I ricoveri pediatrici in ospedale sono attualmente dovuti a malattie respiratorie tipiche della stagione fredda e non solo: dall’influenza (che quest’inverno è particolarmente aggressiva per i più piccoli e può avere complicanze rischiose come la polmonite), alle parainfluenze, dai rhinovirus e gli adenovirus (raffreddori che nei lattanti possono diventare pericolosi) ai coronavirus (in particolare il Sars-cov-2/Covid con le sue contagiose varianti attuali), fino al virus repiratorio sinciziale (Vrs), responsabile di forme di bronchiolite e polmonite anche molto serie, che infettano soprattutto i bebè sotto l’anno di vita.
Tutte queste malattie hanno diverse caratteristiche in comune: sono causate da virus respiratori, hanno sintomi molto simili (come tosse, starnuti, febbre, raucedine, fame d’aria), sono fortemente contagiose e si trasmettono attraverso le microscopiche goccioline (droplet) di saliva o muco che si dispendono dell’aria quando si tossisce, si starnutisce o semplicemente si parla.

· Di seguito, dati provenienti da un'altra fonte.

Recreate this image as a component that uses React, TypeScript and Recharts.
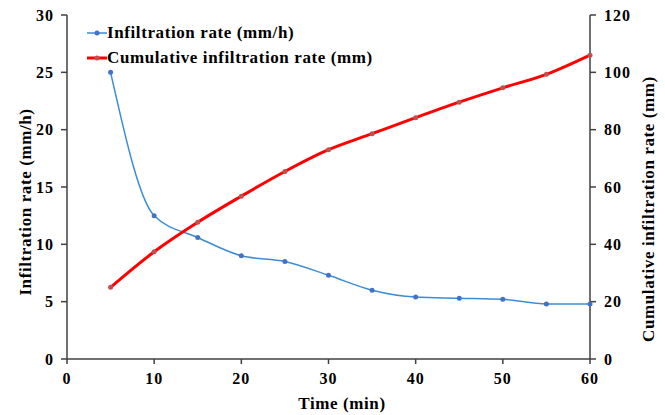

È molto facile che un adulto (anche un genitore) o un bambino (per esempio un fratellino più grande), pur non sospettando di esserne in qualche modo responsabile, possa infettare un bebè di pochi mesi semplicemente prendendolo in braccio e coccolandolo o baciandolo. Potrebbe infatti essere portatore asintomatico di una malattia respiratoria (per esempio Covid) o potrebbe avere un malanno in incubazione (per esempio influenza) e quindi contagiare il piccolino senza saperlo.
È noto che nel primo anno di vita il sistema immunitario non è ancora sviluppato. Certo, è anche vero che fino ai 6 mesi ci sono gli anticorpi passati dalla mamma durante la gestazione, ma spesso non bastano: il bebè di conseguenza resta più esposto al potenziale contagio e a tutte le conseguenze che le infezioni possono comportare.
Come fare quindi a evitare di esporre i più piccoli a questi rischi? Il consiglio dei pediatri è concorde: fare tutto il possibile per evitare di contagiarsi, in modo da non rischiare di contagiare a propria volta il piccolo indifeso. Ovvero sottoporre se stessi e i propri figlioli più grandi alle vaccinazioni disponibili e continuare a mettere in pratica tutte le norme anti-contagio che si sono perse negli ultimi tempi. Vale a dire lavarsi spesso le mani, usare le mascherine, tenere le distanze di sicurezza, evitare i luoghi chiusi, gli ambienti affollati, gli assembramenti… Sono gli stessi accorgimenti che abbiamo messo in pratica negli ultimi anni per arginare la diffusione del Sars-Cov-2 (Covid), ma aiutano a tenere lontano anche tutti gli altri virus respiratori.